En novembre dernier, lors d’une conférence à Francfort, Mario Draghi a expliqué comment une accélération des hausses salariales tend à se traduire par une augmentation de l’inflation. Au départ, la progression de la demande de biens et services et celle de la production font augmenter la productivité et améliorent la rentabilité des entreprises. Au bout d’un moment, les salaires croissent. Lorsque les entreprises embauchent du personnel, l’intensification de la concurrence pour attirer les talents entraîne une hausse supplémentaire des salaires. Les coûts unitaires de main-d’œuvre augmentent ainsi, ce qui pèse sur les marges bénéficiaires. Une croissance économique forte et soutenue finit par inspirer suffisamment confiance aux entreprises pour qu’ils relèvent leurs prix et protègent ainsi leurs marges.

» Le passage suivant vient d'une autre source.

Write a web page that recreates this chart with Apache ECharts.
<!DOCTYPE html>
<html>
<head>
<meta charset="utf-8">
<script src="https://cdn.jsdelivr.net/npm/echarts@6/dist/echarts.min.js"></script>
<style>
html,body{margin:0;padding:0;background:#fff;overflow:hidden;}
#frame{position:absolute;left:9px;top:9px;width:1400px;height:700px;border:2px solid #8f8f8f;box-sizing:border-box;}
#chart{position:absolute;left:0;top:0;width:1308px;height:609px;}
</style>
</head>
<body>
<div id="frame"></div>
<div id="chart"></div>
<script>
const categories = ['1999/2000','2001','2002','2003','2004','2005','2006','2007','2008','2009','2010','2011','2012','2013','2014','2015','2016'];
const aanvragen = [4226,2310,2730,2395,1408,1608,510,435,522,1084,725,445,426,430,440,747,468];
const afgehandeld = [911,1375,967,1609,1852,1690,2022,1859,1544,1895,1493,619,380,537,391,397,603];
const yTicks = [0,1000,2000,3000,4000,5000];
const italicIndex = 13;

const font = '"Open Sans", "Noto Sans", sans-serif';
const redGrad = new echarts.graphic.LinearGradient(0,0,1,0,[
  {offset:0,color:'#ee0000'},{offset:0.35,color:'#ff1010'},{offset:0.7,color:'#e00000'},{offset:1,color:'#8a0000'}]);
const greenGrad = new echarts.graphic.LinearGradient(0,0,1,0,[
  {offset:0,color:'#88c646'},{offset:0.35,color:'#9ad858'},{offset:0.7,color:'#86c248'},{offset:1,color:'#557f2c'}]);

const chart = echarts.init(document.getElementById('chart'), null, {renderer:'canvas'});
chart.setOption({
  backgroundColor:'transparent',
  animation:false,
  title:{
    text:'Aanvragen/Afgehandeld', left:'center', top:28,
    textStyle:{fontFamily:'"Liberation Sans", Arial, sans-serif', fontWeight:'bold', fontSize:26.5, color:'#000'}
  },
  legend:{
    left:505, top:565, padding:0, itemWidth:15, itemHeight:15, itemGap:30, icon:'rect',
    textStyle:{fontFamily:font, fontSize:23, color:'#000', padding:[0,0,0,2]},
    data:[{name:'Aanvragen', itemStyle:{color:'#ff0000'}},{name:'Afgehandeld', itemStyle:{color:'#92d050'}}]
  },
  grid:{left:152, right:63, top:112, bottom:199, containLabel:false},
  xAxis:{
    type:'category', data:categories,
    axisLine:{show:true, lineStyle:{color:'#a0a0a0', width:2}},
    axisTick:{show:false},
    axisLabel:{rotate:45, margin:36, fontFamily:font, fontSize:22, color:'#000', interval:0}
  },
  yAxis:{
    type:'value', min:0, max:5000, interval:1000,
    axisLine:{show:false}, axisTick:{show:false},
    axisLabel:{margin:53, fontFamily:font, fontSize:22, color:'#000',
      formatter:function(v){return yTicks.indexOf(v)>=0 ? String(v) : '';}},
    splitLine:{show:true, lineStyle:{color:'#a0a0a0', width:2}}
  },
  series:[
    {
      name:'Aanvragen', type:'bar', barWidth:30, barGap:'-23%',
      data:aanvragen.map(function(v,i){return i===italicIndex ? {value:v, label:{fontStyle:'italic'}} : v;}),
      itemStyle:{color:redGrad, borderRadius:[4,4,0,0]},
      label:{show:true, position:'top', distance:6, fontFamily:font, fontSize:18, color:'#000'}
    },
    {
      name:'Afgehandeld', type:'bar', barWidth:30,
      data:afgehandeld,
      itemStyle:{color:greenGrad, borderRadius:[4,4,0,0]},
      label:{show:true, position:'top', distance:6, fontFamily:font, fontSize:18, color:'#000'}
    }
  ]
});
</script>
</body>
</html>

Toutefois, ce décalage dans le temps, parfaitement normal, permet à la banque centrale de maintenir une politique très accommodante, même avec une croissance déjà robuste. Selon des études de la BCE, la répercussion des hausses salariales sur l’inflation est d’autant plus rapide et forte que l’inflation est élevée. Ainsi, lorsque l’inflation est faible, le processus prend plus de temps1. Encore faut-il, en attendant, que la croissance reste sur la bonne voie : « Si les entreprises deviennent plus incertaines quant aux perspectives de croissance et d’inflation, la compression des marges pourrait s’avérer plus persistante. Cela affecterait la rapidité de la remontée de l’inflation sous-jacente et donc l’évolution de l’inflation que nous nous attendons à observer au cours des prochains trimestres »2.

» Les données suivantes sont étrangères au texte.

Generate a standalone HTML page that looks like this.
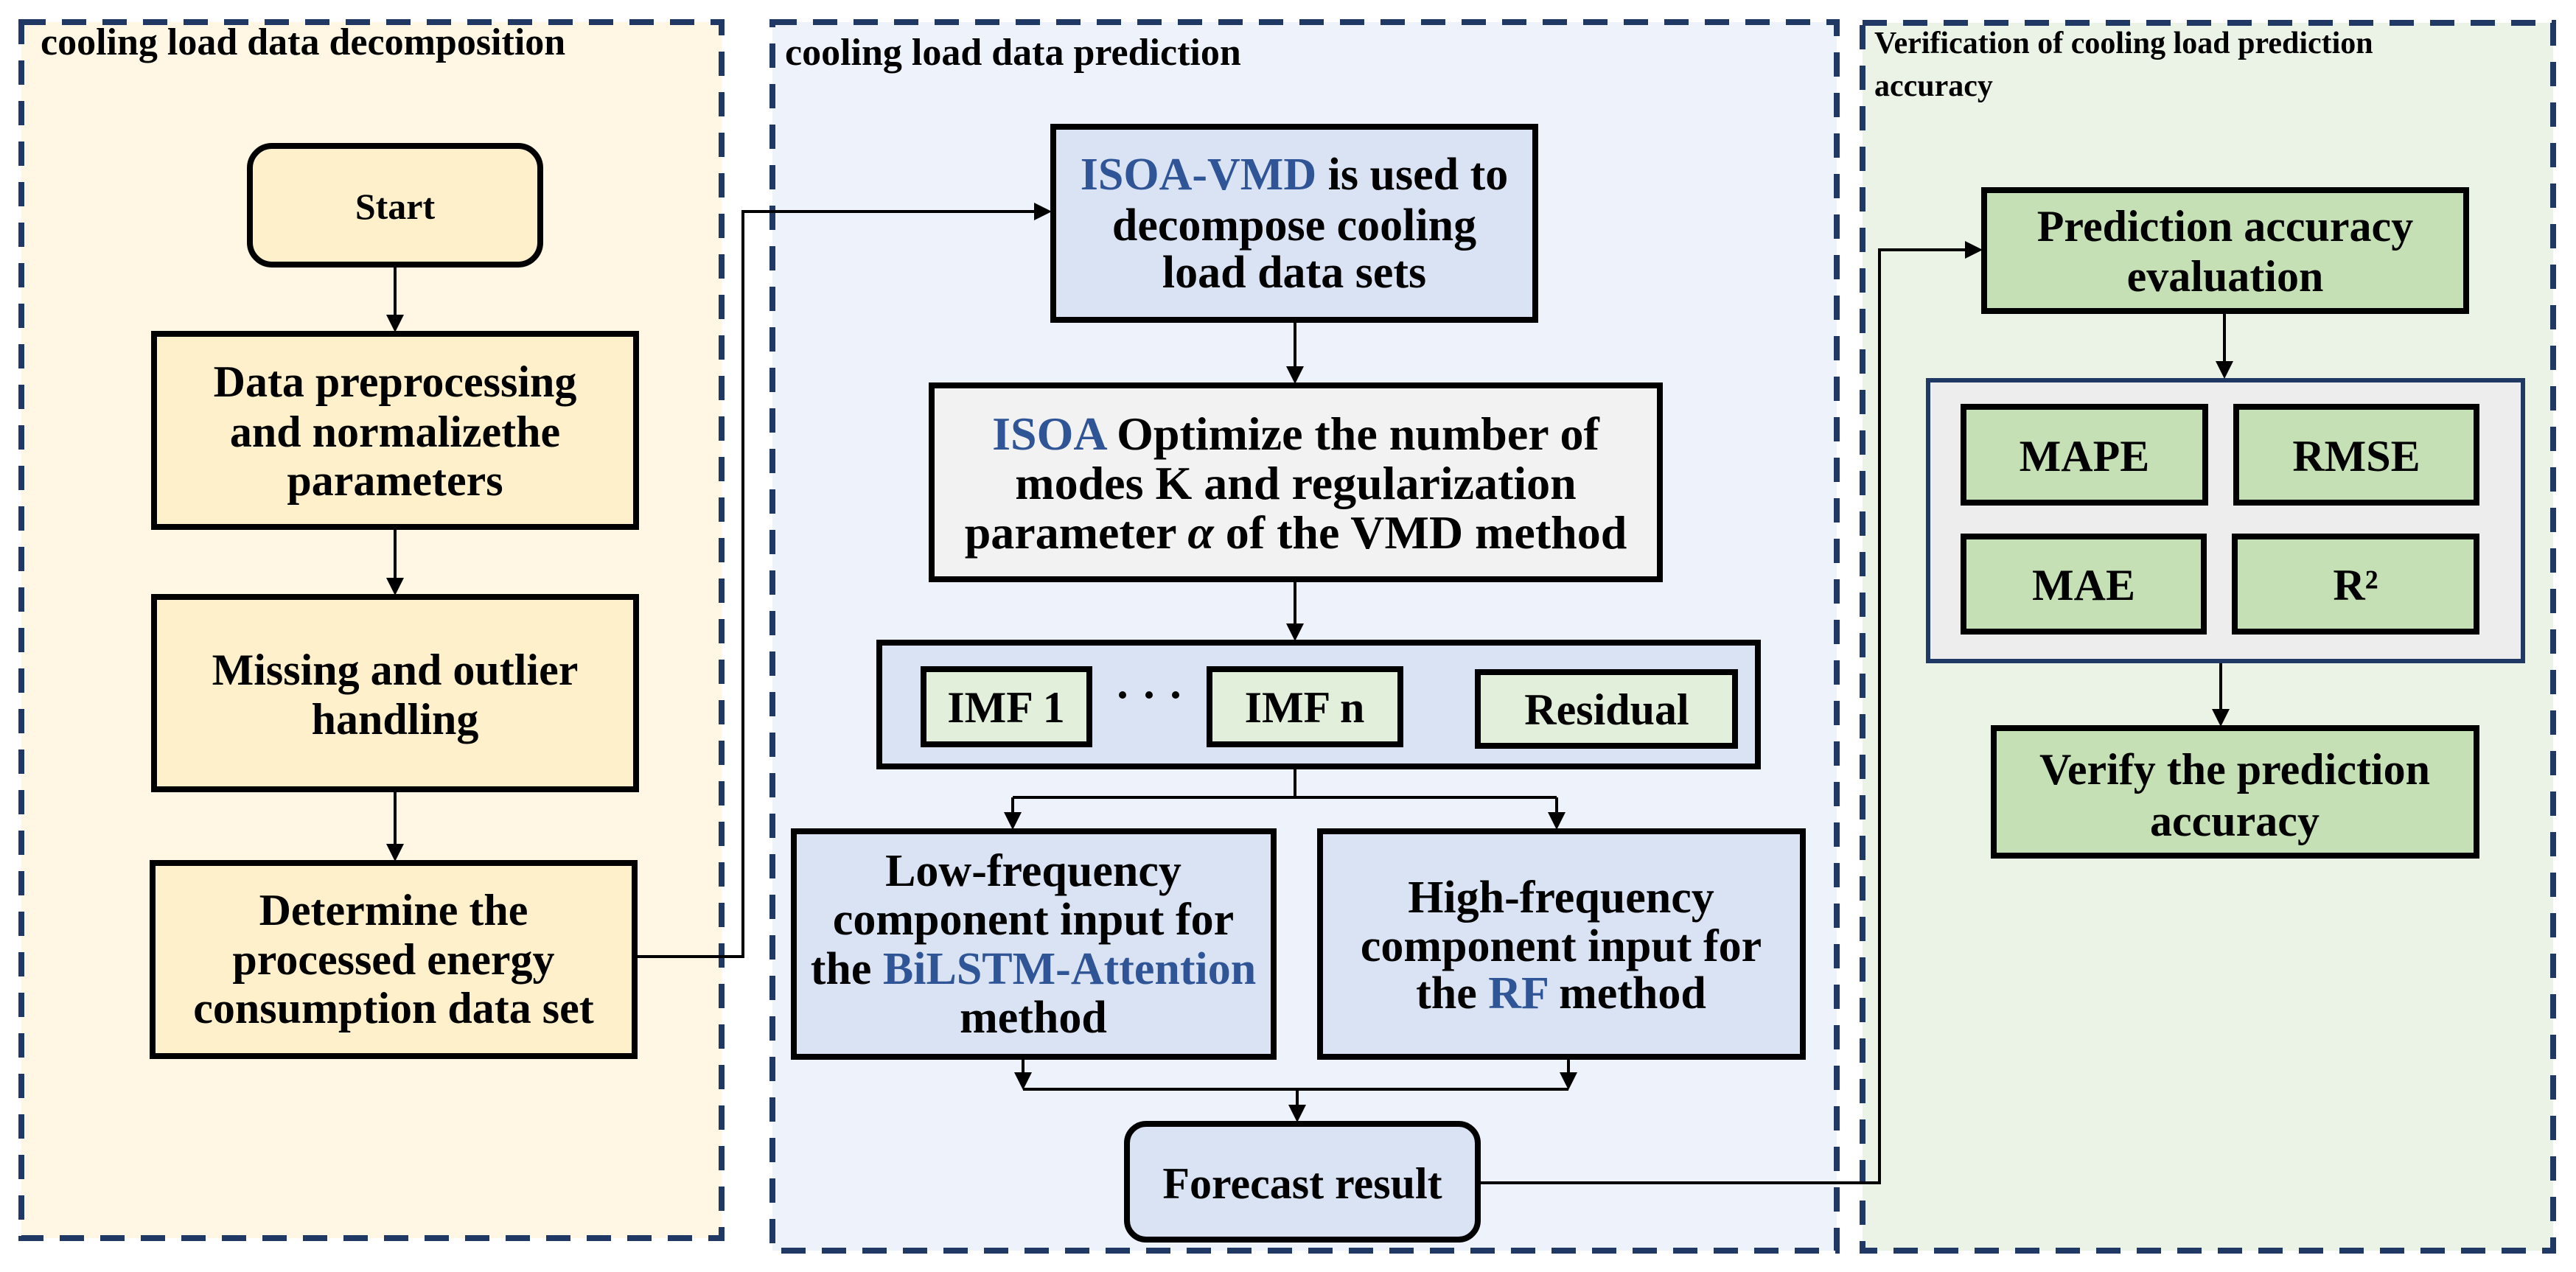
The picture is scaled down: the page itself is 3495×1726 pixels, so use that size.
<!DOCTYPE html>
<html><head><meta charset="utf-8"><style>
html,body{margin:0;padding:0;background:#fff;}
svg{display:block;}
text{font-family:"Liberation Serif",serif;font-weight:bold;fill:#000;}
.t{font-size:60px;text-anchor:middle;}
.h{font-size:42px;}
.h2{font-size:52px;}
.b{fill:#2f5597;}
</style></head><body>
<svg width="3495" height="1726" viewBox="0 0 3495 1726" xmlns="http://www.w3.org/2000/svg">
<defs>
<marker id="ah" markerWidth="6" markerHeight="6" refX="5" refY="3" orient="auto" markerUnits="strokeWidth">
<path d="M0,0 L6,3 L0,6 z" fill="#000"/>
</marker>
</defs>
<rect x="29" y="30" width="950" height="1650" fill="#fff6e4" stroke="#1f3864" stroke-width="8" stroke-dasharray="33,22"/>
<rect x="1048" y="30" width="1444" height="1667" fill="#eef3fb" stroke="#1f3864" stroke-width="8" stroke-dasharray="33,22"/>
<rect x="2527" y="31" width="937" height="1666" fill="#ebf3e7" stroke="#1f3864" stroke-width="8" stroke-dasharray="33,22"/>
<text class="h2" x="55" y="74">cooling load data decomposition</text>
<text class="h2" x="1065" y="88">cooling load data prediction</text>
<text class="h" x="2543" y="72">Verification of cooling load prediction</text>
<text class="h" x="2543" y="130">accuracy</text>

<rect x="339" y="198" width="394" height="161" rx="30" fill="#fff0cc" stroke="#000" stroke-width="8"/>
<text class="t" x="536" y="297" style="font-size:50px">Start</text>
<rect x="209" y="453" width="654" height="262" fill="#fff0cc" stroke="#000" stroke-width="8"/>
<text class="t" x="536" y="538">Data preprocessing</text>
<text class="t" x="536" y="606">and normalizethe</text>
<text class="t" x="536" y="672">parameters</text>
<rect x="209" y="810" width="654" height="261" fill="#fff0cc" stroke="#000" stroke-width="8"/>
<text class="t" x="536" y="929">Missing and outlier</text>
<text class="t" x="536" y="996">handling</text>
<rect x="207" y="1171" width="654" height="262" fill="#fff0cc" stroke="#000" stroke-width="8"/>
<text class="t" x="534" y="1255">Determine the</text>
<text class="t" x="534" y="1322">processed energy</text>
<text class="t" x="534" y="1388">consumption data set</text>
<g stroke="#000" stroke-width="4" fill="none" marker-end="url(#ah)">
<line x1="536" y1="363" x2="536" y2="447"/>
<line x1="536" y1="719" x2="536" y2="804"/>
<line x1="536" y1="1075" x2="536" y2="1165"/>
<polyline points="865,1298 1008,1298 1008,287 1423,287"/>
</g>

<rect x="1429" y="172" width="654" height="262" fill="#dae3f3" stroke="#000" stroke-width="8"/>
<text class="t" x="1756" y="257" style="font-size:62px"><tspan class="b">ISOA-VMD</tspan> is used to</text>
<text class="t" x="1756" y="326" style="font-size:62px">decompose cooling</text>
<text class="t" x="1756" y="390" style="font-size:62px">load data sets</text>
<rect x="1264" y="523" width="988" height="263" fill="#f2f2f2" stroke="#000" stroke-width="8"/>
<text class="t" x="1758" y="610" style="font-size:64px"><tspan class="b">ISOA</tspan> Optimize the number of</text>
<text class="t" x="1758" y="677" style="font-size:64px">modes K and regularization</text>
<text class="t" x="1758" y="744" style="font-size:64px">parameter <tspan font-style="italic">α</tspan> of the VMD method</text>
<rect x="1193" y="872" width="1192" height="168" fill="#dae3f3" stroke="#000" stroke-width="8"/>
<rect x="1253" y="908" width="225" height="102" fill="#e2efda" stroke="#000" stroke-width="8"/>
<text class="t" x="1365" y="980">IMF 1</text>
<circle cx="1523" cy="943" r="5" fill="#000"/><circle cx="1559" cy="943" r="5" fill="#000"/><circle cx="1595" cy="943" r="5" fill="#000"/>
<rect x="1641" y="908" width="259" height="102" fill="#e2efda" stroke="#000" stroke-width="8"/>
<text class="t" x="1770" y="980">IMF n</text>
<rect x="2005" y="912" width="349" height="100" fill="#e2efda" stroke="#000" stroke-width="8"/>
<text class="t" x="2180" y="983">Residual</text>
<rect x="1077" y="1128" width="651" height="306" fill="#dae3f3" stroke="#000" stroke-width="8"/>
<text class="t" x="1402" y="1202" style="font-size:62px">Low-frequency</text>
<text class="t" x="1402" y="1268" style="font-size:62px">component input for</text>
<text class="t" x="1402" y="1335" style="font-size:62px">the <tspan class="b">BiLSTM-Attention</tspan></text>
<text class="t" x="1402" y="1401" style="font-size:62px">method</text>
<rect x="1791" y="1128" width="655" height="306" fill="#dae3f3" stroke="#000" stroke-width="8"/>
<text class="t" x="2118" y="1238" style="font-size:62px">High-frequency</text>
<text class="t" x="2118" y="1304" style="font-size:62px">component input for</text>
<text class="t" x="2118" y="1368" style="font-size:62px">the <tspan class="b">RF</tspan> method</text>
<rect x="1529" y="1525" width="476" height="157" rx="26" fill="#dae3f3" stroke="#000" stroke-width="8"/>
<text class="t" x="1767" y="1626">Forecast result</text>
<g stroke="#000" stroke-width="4" fill="none">
<line x1="1757" y1="438" x2="1757" y2="517" marker-end="url(#ah)"/>
<line x1="1757" y1="790" x2="1757" y2="866" marker-end="url(#ah)"/>
<line x1="1757" y1="1044" x2="1757" y2="1082"/>
<line x1="1374" y1="1082" x2="2112" y2="1082"/>
<line x1="1374" y1="1082" x2="1374" y2="1122" marker-end="url(#ah)"/>
<line x1="2112" y1="1082" x2="2112" y2="1122" marker-end="url(#ah)"/>
<line x1="1388" y1="1438" x2="1388" y2="1475" marker-end="url(#ah)"/>
<line x1="2128" y1="1438" x2="2128" y2="1475" marker-end="url(#ah)"/>
<line x1="1388" y1="1478" x2="2128" y2="1478"/>
<line x1="1760" y1="1478" x2="1760" y2="1519" marker-end="url(#ah)"/>
<polyline points="2009,1605 2550,1605 2550,339 2686,339" marker-end="url(#ah)"/>
</g>

<rect x="2692" y="258" width="654" height="164" fill="#c5e0b4" stroke="#000" stroke-width="8"/>
<text class="t" x="3019" y="327">Prediction accuracy</text>
<text class="t" x="3019" y="395">evaluation</text>
<rect x="2616" y="516" width="807" height="381" fill="#ededed" stroke="#1f3864" stroke-width="6"/>
<rect x="2664" y="552" width="328" height="130" fill="#c5e0b4" stroke="#000" stroke-width="8"/>
<text class="t" x="2828" y="639">MAPE</text>
<rect x="3034" y="552" width="326" height="130" fill="#c5e0b4" stroke="#000" stroke-width="8"/>
<text class="t" x="3197" y="639">RMSE</text>
<rect x="2664" y="728" width="326" height="129" fill="#c5e0b4" stroke="#000" stroke-width="8"/>
<text class="t" x="2827" y="814">MAE</text>
<rect x="3032" y="728" width="328" height="129" fill="#c5e0b4" stroke="#000" stroke-width="8"/>
<text class="t" x="3196" y="814">R²</text>
<rect x="2705" y="988" width="655" height="173" fill="#c5e0b4" stroke="#000" stroke-width="8"/>
<text class="t" x="3032" y="1064">Verify the prediction</text>
<text class="t" x="3032" y="1134">accuracy</text>
<g stroke="#000" stroke-width="4" fill="none" marker-end="url(#ah)">
<line x1="3018" y1="426" x2="3018" y2="510"/>
<line x1="3013" y1="900" x2="3013" y2="982"/>
</g>
</svg>
</body></html>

ZONE EURO : COUTS SALARIAUX UNITAIRES ET INFLATION SOUS-JACENTE

Cinq mois plus tard, ces paroles de M. Draghi se révèlent prémonitoires. La croissance marque nettement le pas, et ce pour diverses raisons : fléchissement du cycle d’investissement mondial, ralentissement des échanges mondiaux, repli de la croissance en Chine, facteurs spécifiques à certains pays comme l’Allemagne, l’Italie et la France, longue période d’incertitude générale, etc. Résultat, les importants goulets d’étranglement sur le marché du travail ont commencé à se résorber. De plus, la croissance de la rémunération par salarié, quoique forte, s’est légèrement repliée, bien qu’il soit trop tôt pour parler d’une nouvelle tendance. Ce contexte plus difficile freine le processus de répercussion des hausses salariales sur l’inflation pour que cette dernière converge vers l’objectif de la BCE. C’est ce que confirment les dernières données sur l’inflation avec un IPCH sous-jacent en hausse de 0,8 % en mars par rapport à 2018. Il y a quelque chose de tragique à observer un ralentissement de la croissance importé, conjugué à des chocs d’incertitude également extérieurs. La phase de croissance très robuste engagée dans la zone euro apparaît de ce fait écourtée et touchée par un fléchissement prématuré. Cette évolution a, à son tour, réduit l’efficacité de la politique monétaire expansionniste, ne laissant d’autre choix à la BCE que de commencer à envisager de nouvelles mesures. À cet égard, les détails de la nouvelle opération de refinancement à long terme ciblée (TLTRO) sont attendus avec impatience.